Each fund is different. Funds are typically invested in one asset class. However, they can be mixed and made up of a number of differing types of assets. It is useful to know when it comes to choosing a fund what they are invested in. It will help you as an investor decide if the fund has the right risk and potential rewards for you. You may decide you want to invest in a certain type of asset and usually there is a fund for that. It allows a greater level of choice as well as diversification.

Why you should invest in funds

Investing in funds can be extremely rewarding for investors, and with them they bring a whole host of benefits. They are typically regarded as being the best way for investors to see consistent returns and offer an ideal investing situation for both beginners and seasoned investors.

Funds are simple and take away the idea that investing has to be complex. As funds are professionally managed, highly skilled people are aiming to put investors’ money to the best possible use. Investors can simply put their money into funds and have no need to keep constant watch over them, knowing they are being monitored by professionals.
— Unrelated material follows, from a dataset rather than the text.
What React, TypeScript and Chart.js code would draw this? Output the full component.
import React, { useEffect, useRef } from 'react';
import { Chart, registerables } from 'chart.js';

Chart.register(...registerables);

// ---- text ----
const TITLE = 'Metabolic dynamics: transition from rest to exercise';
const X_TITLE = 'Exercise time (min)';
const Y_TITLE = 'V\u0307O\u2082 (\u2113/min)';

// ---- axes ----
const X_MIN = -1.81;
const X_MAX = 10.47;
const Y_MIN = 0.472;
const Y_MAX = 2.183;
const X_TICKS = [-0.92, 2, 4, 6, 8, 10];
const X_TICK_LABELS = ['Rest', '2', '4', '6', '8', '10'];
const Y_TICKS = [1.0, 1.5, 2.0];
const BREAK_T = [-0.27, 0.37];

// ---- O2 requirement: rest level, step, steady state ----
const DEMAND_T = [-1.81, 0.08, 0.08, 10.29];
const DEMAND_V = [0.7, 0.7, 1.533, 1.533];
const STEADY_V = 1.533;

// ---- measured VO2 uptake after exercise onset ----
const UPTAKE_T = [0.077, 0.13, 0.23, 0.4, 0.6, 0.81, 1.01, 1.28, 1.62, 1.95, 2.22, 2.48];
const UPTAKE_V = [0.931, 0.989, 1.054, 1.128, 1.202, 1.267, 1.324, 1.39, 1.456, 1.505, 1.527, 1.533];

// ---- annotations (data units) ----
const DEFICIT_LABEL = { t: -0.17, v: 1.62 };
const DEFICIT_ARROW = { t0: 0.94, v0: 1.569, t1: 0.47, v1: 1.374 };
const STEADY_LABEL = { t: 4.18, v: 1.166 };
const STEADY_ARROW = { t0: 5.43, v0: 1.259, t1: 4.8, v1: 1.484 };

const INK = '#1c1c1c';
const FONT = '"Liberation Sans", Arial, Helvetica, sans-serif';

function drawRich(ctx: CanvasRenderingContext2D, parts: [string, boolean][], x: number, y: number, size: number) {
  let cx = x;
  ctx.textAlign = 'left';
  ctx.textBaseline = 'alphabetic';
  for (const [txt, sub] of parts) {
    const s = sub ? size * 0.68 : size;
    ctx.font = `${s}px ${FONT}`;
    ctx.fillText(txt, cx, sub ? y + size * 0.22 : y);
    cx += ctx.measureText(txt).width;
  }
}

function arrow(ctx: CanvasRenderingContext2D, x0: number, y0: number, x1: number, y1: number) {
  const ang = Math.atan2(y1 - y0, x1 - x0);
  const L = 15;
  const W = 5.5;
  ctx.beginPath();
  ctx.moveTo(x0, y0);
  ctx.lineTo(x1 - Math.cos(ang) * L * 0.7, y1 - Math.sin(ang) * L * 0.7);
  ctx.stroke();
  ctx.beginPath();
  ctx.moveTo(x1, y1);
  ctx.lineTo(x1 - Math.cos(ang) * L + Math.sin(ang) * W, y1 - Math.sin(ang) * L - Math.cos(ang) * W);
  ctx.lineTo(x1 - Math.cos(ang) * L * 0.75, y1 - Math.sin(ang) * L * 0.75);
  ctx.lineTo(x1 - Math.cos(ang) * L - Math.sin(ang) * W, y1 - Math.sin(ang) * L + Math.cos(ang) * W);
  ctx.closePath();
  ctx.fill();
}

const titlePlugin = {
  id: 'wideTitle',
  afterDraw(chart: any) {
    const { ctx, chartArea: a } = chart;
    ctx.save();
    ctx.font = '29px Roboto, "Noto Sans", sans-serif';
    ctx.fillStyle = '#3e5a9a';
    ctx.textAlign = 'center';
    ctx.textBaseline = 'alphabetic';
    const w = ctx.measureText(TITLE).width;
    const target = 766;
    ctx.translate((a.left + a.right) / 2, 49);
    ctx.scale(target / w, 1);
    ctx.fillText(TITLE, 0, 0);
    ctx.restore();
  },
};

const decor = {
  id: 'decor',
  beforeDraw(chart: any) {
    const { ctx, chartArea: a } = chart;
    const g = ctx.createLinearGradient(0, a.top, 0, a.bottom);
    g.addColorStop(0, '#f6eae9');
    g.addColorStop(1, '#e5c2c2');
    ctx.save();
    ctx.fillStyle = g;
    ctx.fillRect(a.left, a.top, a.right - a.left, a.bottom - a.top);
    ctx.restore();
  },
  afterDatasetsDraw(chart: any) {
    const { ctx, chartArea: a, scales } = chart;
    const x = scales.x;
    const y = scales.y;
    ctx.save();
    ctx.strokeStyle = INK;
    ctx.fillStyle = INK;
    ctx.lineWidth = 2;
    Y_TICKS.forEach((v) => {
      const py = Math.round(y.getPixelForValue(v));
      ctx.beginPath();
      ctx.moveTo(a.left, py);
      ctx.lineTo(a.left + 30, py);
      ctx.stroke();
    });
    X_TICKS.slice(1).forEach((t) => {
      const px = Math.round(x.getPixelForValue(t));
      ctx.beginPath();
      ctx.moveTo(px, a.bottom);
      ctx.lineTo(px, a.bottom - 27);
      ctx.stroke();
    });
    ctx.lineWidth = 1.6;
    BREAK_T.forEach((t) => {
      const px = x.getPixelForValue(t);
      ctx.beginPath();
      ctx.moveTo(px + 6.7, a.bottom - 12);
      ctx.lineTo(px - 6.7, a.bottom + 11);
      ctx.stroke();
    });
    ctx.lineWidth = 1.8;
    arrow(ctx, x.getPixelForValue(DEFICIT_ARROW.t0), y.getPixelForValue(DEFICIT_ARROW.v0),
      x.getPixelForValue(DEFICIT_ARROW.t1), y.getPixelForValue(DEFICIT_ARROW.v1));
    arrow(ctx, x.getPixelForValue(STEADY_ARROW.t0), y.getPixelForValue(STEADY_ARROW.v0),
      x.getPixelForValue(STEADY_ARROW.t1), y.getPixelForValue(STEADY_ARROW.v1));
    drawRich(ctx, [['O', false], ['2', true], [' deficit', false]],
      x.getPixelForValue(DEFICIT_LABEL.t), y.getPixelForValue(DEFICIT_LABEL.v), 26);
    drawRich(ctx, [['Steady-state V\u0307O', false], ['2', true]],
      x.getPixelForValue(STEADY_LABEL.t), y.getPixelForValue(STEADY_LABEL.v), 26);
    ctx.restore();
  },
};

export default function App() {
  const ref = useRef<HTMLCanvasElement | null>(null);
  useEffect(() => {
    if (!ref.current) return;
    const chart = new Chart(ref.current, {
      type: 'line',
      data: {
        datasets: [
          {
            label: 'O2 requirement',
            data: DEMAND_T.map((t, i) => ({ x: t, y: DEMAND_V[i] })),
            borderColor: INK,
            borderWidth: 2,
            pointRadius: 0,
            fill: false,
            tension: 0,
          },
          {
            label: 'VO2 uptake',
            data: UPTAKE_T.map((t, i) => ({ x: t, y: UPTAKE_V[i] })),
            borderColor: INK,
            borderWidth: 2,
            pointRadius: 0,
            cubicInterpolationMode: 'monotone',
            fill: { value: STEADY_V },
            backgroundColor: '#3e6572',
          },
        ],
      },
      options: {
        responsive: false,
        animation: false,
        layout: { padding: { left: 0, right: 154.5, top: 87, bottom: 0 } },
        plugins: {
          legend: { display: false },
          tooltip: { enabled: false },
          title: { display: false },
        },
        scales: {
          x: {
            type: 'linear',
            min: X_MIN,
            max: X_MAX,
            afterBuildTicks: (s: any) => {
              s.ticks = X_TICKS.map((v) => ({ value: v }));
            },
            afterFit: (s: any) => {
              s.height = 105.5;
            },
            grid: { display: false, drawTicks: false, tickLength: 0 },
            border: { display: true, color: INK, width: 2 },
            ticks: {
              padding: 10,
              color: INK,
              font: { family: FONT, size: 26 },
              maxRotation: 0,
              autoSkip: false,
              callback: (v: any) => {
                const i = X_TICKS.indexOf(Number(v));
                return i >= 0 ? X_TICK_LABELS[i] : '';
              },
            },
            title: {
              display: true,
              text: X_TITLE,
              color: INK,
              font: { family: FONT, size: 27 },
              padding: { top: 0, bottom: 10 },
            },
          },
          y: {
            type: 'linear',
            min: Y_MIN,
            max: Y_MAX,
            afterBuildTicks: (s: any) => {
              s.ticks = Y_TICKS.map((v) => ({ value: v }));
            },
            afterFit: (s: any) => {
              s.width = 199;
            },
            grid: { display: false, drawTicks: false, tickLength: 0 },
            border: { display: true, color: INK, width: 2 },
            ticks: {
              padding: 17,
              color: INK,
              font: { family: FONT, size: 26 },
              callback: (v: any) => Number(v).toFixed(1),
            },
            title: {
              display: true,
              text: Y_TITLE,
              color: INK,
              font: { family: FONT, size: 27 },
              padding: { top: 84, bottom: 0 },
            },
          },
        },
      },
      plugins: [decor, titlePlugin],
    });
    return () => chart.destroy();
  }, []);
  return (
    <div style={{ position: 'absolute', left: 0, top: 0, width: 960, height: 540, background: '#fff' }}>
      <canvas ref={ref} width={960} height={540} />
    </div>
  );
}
Also, investing as a collective means investors’ are able to benefits from a larger amount of capital, which allows more investment with their money. More investment not only means the fund can buy more stocks, but also leads to greater asset diversification. As funds are a collection of investments, they will typically hold numerous shares in all kinds of companies. Therefore, company risk is offset, and investors are more likely to see positive returns.

How to invest in funds

Funds can be bought the same way as stocks and shares. You will require an account, and a broker. Once you have those, you can begin to choose your funds. When buying funds, you either buy directly from the fund or from the market, which will more than likely be done through the broker.
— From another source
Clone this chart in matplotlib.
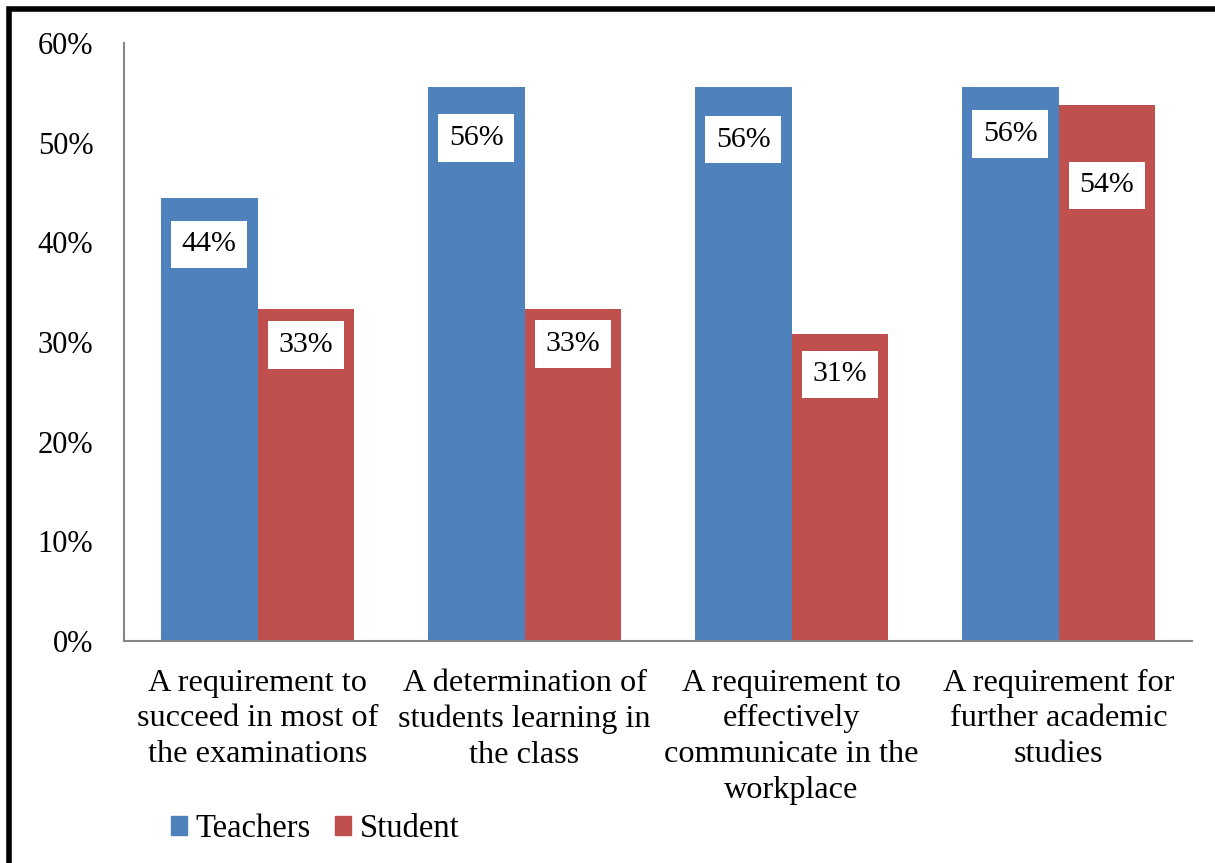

Open ended funds usually take a day or two whilst orders are processed by the fund/investment manager. Once it has been processed, the shares/units will be created, and you will own the funds. With ETF’s and close ended funds, they can be bought and sold more or less instantly through the secondary market.

What next?

Once you understand what funds are, and how they work, you may wonder what is next since you know fund basics. However, it is important to gain as much knowledge as you can to understand funds as best you can. Some options you may wish to consider could be:

  • Learn the characteristics of funds
  • Learn how to find and choose a fund
  • Practice investing
  • Invest in a fund

You should ensure you are making progress towards your investing journey. Understanding fund basics will provide you with a platform. However, it is important to keep learning and begin to get to know as much as you can about funds. Once you feel ready, dive right in and begin investing.